# Ces bracelets d'Apple watch en édition limitée qu'on ne croisera pas souvent



## Vanton (12 Août 2016)

Voilà un sujet pour répertorier, illustrer et commenter les modèles de bracelets qu'Apple s'amuse de plus en plus à sortir en petite série, pour célébrer certains évènements.

Une première édition limitée avait été commercialisée pour le nouvel an chinois. Je devais poster des photos mais je ne sais plus si je l'ai fait dans un autre sujet... Je verrai si je les retrouve.

Mais depuis la sortie du bracelet Nylon tressé, Apple a la possibilité de proposer des bracelets très différents les uns des autres.

Une première version a été distribuée à quelques employés Apple uniquement, pour la Marche des fiertés de San Francisco. Et une nouvelle collection de 14 modèles aux couleurs d'autant de pays est en cours de commercialisation dans le seul Apple Store de Rio, pour célébrer les JO.

Ces collections, très peu diffusées, ont de bonnes chances de devenir collector.

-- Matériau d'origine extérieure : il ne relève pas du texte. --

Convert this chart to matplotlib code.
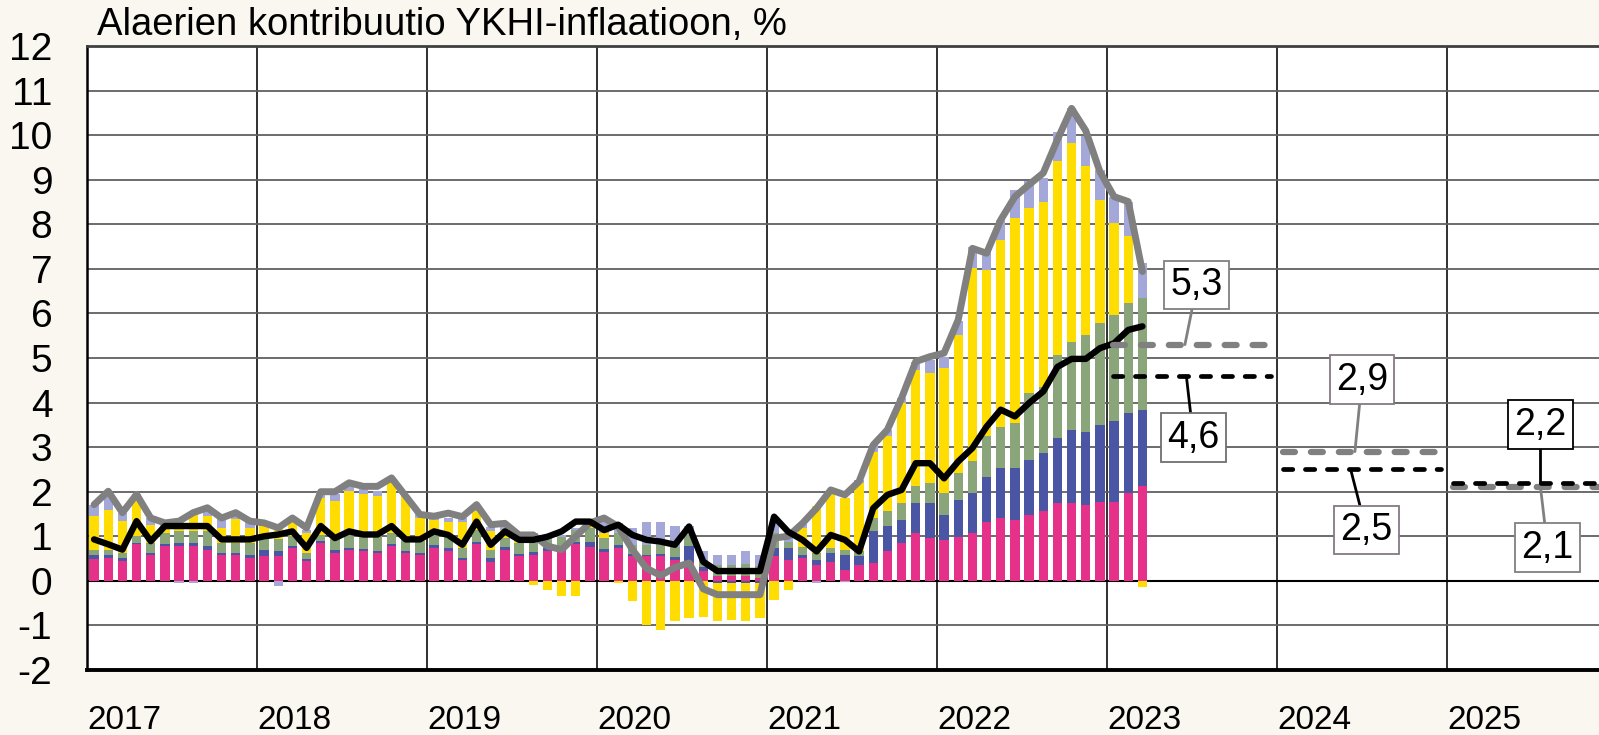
import numpy as np
import matplotlib.pyplot as plt

plt.rcParams['font.family'] = ['Liberation Sans', 'DejaVu Sans']
plt.rcParams['lines.scale_dashes'] = False

# monthly contributions, Jan 2017 - Mar 2023 (percentage points)
services = [0.48, 0.52, 0.44, 0.82, 0.59, 0.78, 0.78, 0.78, 0.70, 0.59, 0.59, 0.52,
            0.55, 0.55, 0.74, 0.44, 0.85, 0.63, 0.70, 0.67, 0.63, 0.78, 0.63, 0.59,
            0.73, 0.66, 0.47, 0.83, 0.43, 0.70, 0.55, 0.58, 0.66, 0.66, 0.83, 0.77,
            0.64, 0.73, 0.55, 0.55, 0.55, 0.47, 0.43, 0.21, 0.10, 0.10, 0.10, 0.06,
            0.55, 0.47, 0.51, 0.36, 0.43, 0.25, 0.36, 0.41, 0.66, 0.85, 1.07, 0.96,
            0.92, 0.99, 1.07, 1.33, 1.41, 1.37, 1.48, 1.56, 1.74, 1.74, 1.71, 1.78,
            1.78, 1.97, 2.12]
goods = [0.11, 0.05, 0.08, 0.04, 0.04, 0.04, 0.07, 0.07, 0.08, 0.04, 0.04, 0.07,
         0.15, 0.12, 0.04, 0.04, 0.04, 0.07, 0.04, 0.04, 0.04, 0.04, 0.04, 0.04,
         0.08, 0.07, 0.05, 0.04, 0.08, 0.07, 0.06, 0.06, 0.07, 0.07, 0.05, 0.11,
         0.07, 0.08, 0.06, 0.04, 0.06, 0.06, 0.36, 0.10, -0.05, -0.05, -0.05, -0.05,
         0.18, 0.26, 0.07, 0.11, 0.19, 0.33, 0.19, 0.70, 0.56, 0.52, 0.67, 0.78,
         0.56, 0.83, 0.90, 1.01, 1.12, 1.16, 1.24, 1.30, 1.46, 1.65, 1.64, 1.72,
         1.80, 1.79, 1.72]
proc_food = [0.11, 0.12, 0.11, 0.14, 0.22, 0.26, 0.26, 0.26, 0.33, 0.22, 0.22, 0.26,
             0.26, 0.26, 0.22, 0.15, 0.15, 0.23, 0.30, 0.30, 0.33, 0.26, 0.26, 0.26,
             0.22, 0.26, 0.21, 0.27, 0.19, 0.19, 0.24, 0.21, 0.19, 0.26, 0.26, 0.30,
             0.26, 0.26, 0.20, 0.22, 0.20, 0.24, 0.25, 0.15, 0.25, 0.25, 0.28, 0.28,
             0.35, 0.15, 0.19, 0.15, 0.11, 0.12, 0.11, 0.30, 0.34, 0.37, 0.38, 0.45,
             0.49, 0.60, 0.71, 0.90, 0.93, 1.01, 1.49, 1.50, 1.87, 1.98, 2.17, 2.28,
             2.39, 2.47, 2.50]
energy = [0.75, 0.89, 0.71, 0.79, 0.41, 0.15, 0.25, 0.42, 0.34, 0.34, 0.53, 0.34,
          0.27, 0.26, 0.34, 0.45, 0.82, 0.86, 0.97, 0.93, 0.90, 1.12, 0.97, 0.52,
          0.34, 0.34, 0.60, 0.42, 0.41, 0.18, 0.08, -0.09, -0.20, -0.34, -0.35, 0.05,
          0.10, -0.05, -0.46, -0.99, -1.11, -0.90, -0.84, -0.80, -0.86, -0.83, -0.86, -0.79,
          -0.43, -0.20, 0.41, 1.05, 1.24, 1.15, 1.53, 1.49, 1.68, 2.25, 2.61, 2.47,
          2.80, 3.10, 4.34, 3.74, 4.19, 4.60, 4.15, 4.15, 4.34, 4.45, 3.78, 2.77,
          2.06, 1.50, -0.13]
unproc_food = [0.26, 0.42, 0.19, 0.15, 0.15, 0.07, -0.04, -0.04, 0.17, 0.19, 0.13, 0.15,
               0.07, -0.12, 0.07, 0.07, 0.14, 0.15, 0.11, 0.11, 0.12, 0.05, 0.00, 0.08,
               0.05, 0.08, 0.07, 0.12, 0.10, 0.10, 0.10, 0.22, 0.04, 0.05, 0.05, 0.07,
               0.33, 0.22, 0.37, 0.50, 0.50, 0.45, 0.20, 0.20, 0.23, 0.23, 0.28, 0.24,
               0.22, 0.20, 0.10, -0.04, 0.07, -0.03, 0.08, 0.15, 0.15, 0.11, 0.19, 0.30,
               0.26, 0.30, 0.48, 0.41, 0.45, 0.63, 0.60, 0.52, 0.67, 0.78, 0.67, 0.67,
               0.59, 0.78, 0.79]
hicp = [1.71, 2.01, 1.53, 1.94, 1.41, 1.30, 1.34, 1.53, 1.64, 1.41, 1.53, 1.34,
        1.30, 1.19, 1.41, 1.19, 2.00, 2.00, 2.20, 2.12, 2.12, 2.31, 1.90, 1.49,
        1.45, 1.52, 1.44, 1.71, 1.26, 1.29, 1.03, 1.03, 0.78, 0.70, 1.00, 1.30,
        1.41, 1.22, 0.70, 0.28, 0.12, 0.30, 0.40, -0.18, -0.31, -0.31, -0.31, -0.31,
        0.96, 1.00, 1.29, 1.63, 2.04, 1.93, 2.23, 3.05, 3.39, 4.10, 4.92, 5.03,
        5.11, 5.86, 7.46, 7.35, 8.10, 8.62, 8.89, 9.15, 9.90, 10.60, 10.10, 9.18,
        8.62, 8.51, 6.94]
core = [0.93, 0.82, 0.70, 1.34, 0.89, 1.23, 1.23, 1.23, 1.23, 0.93, 0.93, 0.93,
        1.00, 1.04, 1.11, 0.74, 1.23, 0.96, 1.11, 1.04, 1.04, 1.23, 0.93, 0.93,
        1.11, 1.03, 0.81, 1.33, 0.81, 1.11, 0.92, 0.92, 0.99, 1.11, 1.33, 1.33,
        1.14, 1.26, 1.03, 0.92, 0.88, 0.81, 1.22, 0.43, 0.22, 0.22, 0.22, 0.22,
        1.44, 1.10, 0.92, 0.66, 1.03, 0.92, 0.66, 1.63, 1.93, 2.04, 2.64, 2.64,
        2.30, 2.68, 2.98, 3.46, 3.84, 3.69, 3.99, 4.25, 4.80, 4.98, 4.98, 5.22,
        5.33, 5.63, 5.71]

# projections (annual)
proj_years = [2023, 2024, 2025]
proj_hicp = [5.3, 2.9, 2.1]
proj_core = [4.6, 2.5, 2.2]

years = list(range(2017, 2026))

fig = plt.figure(figsize=(15.99, 7.35), dpi=100, facecolor='#FAF6F0')
ax = fig.add_axes([87/1599, 65/735, 1512/1599, 624/735])
ax.set_facecolor('white')

x = np.arange(len(hicp)) + 0.5
series = [services, goods, proc_food, energy, unproc_food]
colors = ['#E5318A', '#4A56A4', '#8AA57A', '#FFDD00', '#A3A8D8']
pos = np.zeros(len(x))
neg = np.zeros(len(x))
for vals, c in zip(series, colors):
    v = np.array(vals)
    base = np.where(v >= 0, pos, neg)
    ax.bar(x, v, width=0.66, bottom=base, color=c, linewidth=0, zorder=2)
    pos += np.clip(v, 0, None)
    neg += np.clip(v, None, 0)

ax.plot(x, hicp, color='#808080', lw=5, zorder=4, solid_capstyle='round', solid_joinstyle='round')
ax.plot(x, core, color='black', lw=4.6, zorder=5, solid_capstyle='round', solid_joinstyle='round')

for yr, g, k in zip(proj_years, proj_hicp, proj_core):
    x0 = (yr - 2017) * 12 + 0.4
    x1 = x0 + 11.2
    ax.plot([x0, x1], [g, g], color='#808080', lw=4.5, ls=(0, (8.6, 11.5)),
            dash_capstyle='round', zorder=6)
    ax.plot([x0, x1], [k, k], color='black', lw=3.4, ls=(0, (6.7, 9.1)),
            dash_capstyle='round', zorder=6)

# value labels with leader lines
labels = [('5,3', (77.5, 5.3), (78.35, 6.64), '#808080', '#808080'),
          ('4,6', (77.6, 4.6), (78.1, 3.21), 'black', '#707070'),
          ('2,9', (89.5, 2.9), (90.0, 4.51), '#808080', '#857a85'),
          ('2,5', (89.2, 2.5), (90.3, 1.14), 'black', '#857a85'),
          ('2,2', (102.6, 2.2), (102.6, 3.5), 'black', 'black'),
          ('2,1', (102.6, 2.1), (103.1, 0.74), '#808080', '#808080')]
for txt, xy, xytext, lc, ec in labels:
    ax.annotate(txt, xy=xy, xytext=xytext, ha='center', va='center', fontsize=27,
                bbox=dict(boxstyle='square,pad=0.17', fc='white', ec=ec, lw=1.3),
                arrowprops=dict(arrowstyle='-', color=lc, lw=2, shrinkA=0, shrinkB=0),
                zorder=7)

ax.set_xlim(0, 1512 / 170 * 12)
ax.set_ylim(-2, 12)
ax.set_yticks(range(-2, 13))
ax.set_yticklabels([str(v) for v in range(-2, 13)], fontsize=28)
ax.set_xticks([(y - 2017) * 12 for y in years])
ax.set_xticklabels([str(y) for y in years], fontsize=24, ha='left')
ax.tick_params(axis='both', length=0)
ax.tick_params(axis='y', pad=25)
ax.tick_params(axis='x', pad=25)

ax.grid(axis='y', color='#606060', lw=1.3, zorder=1)
ax.grid(axis='x', color='#202020', lw=1.3, zorder=1)
ax.set_axisbelow(True)
ax.axhline(0, color='black', lw=1.5, zorder=1)

ax.spines['right'].set_visible(False)
ax.spines['left'].set_linewidth(1.8)
ax.spines['top'].set_linewidth(2)
ax.spines['top'].set_color('#404040')
ax.spines['bottom'].set_linewidth(2.8)

fig.text(97/1599, 1 - 25/735, 'Alaerien kontribuutio YKHI-inflaatioon, %',
         fontsize=27.5, va='center', ha='left')

fig.savefig('out.png', dpi=100, facecolor=fig.get_facecolor())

Les prix sur les sites d'enchères sont assez incroyables pour de simples bracelets en Nylon.

Voilà quelques photos...

Pride :
- carton de présentation du bracelet :






- bracelet dans son emballage, beaucoup plus simple que celui des modèles commercialisés :





- le kit fourni par Apple comprenant un tee shirt coordonné :





- quelques chanceux... :
























International Collection :
- une bonne partie de la collection :









- boite de la collection, aux couleurs génériques :





- modèle US sur Watch Sport Gris Sidéral :








- modèle français dans sa boite :


----------



## Vanton (12 Août 2016)

- la version allemande :














- d'autres photos des différents modèles :








- une illustration de la gamme :


----------



## fousfous (12 Août 2016)

Dommage qu'il ne peuvent pas faire la même chose avec les bracelets sport


----------



## Jura39 (19 Août 2016)

Sympa ces bracelets sa ressemble au Nato


----------



## Vanton (19 Août 2016)

Franchement je les aime beaucoup et ça me fait vraiment ch**r qu'ils ne soient pas distribués plus largement :-(


----------



## Jura39 (20 Août 2016)

Vanton a dit:


> Franchement je les aime beaucoup et ça me fait vraiment ch**r qu'ils ne soient pas distribués plus largement :-(



Je te comprend quand je vois tous les modèles de nato disponibles , je trouve dommage de ne pas les trouver pour l'apple watch


----------



## Vanton (21 Septembre 2016)

Bon finalement moi qui disais qu'on ne les croiserait pas souvent... Je croiserai au moins régulièrement celui là !


----------



## fousfous (21 Septembre 2016)

Ah tu as un beau bracelet coloré du coup


----------



## Vanton (21 Septembre 2016)

Je sais même pas quoi en faire... Il est tellement collector que j'hésite à l'utiliser !


----------



## fabremi (21 Septembre 2016)

Vanton a dit:


> Je sais même pas quoi en faire... Il est tellement collector que j'hésite à l'utiliser !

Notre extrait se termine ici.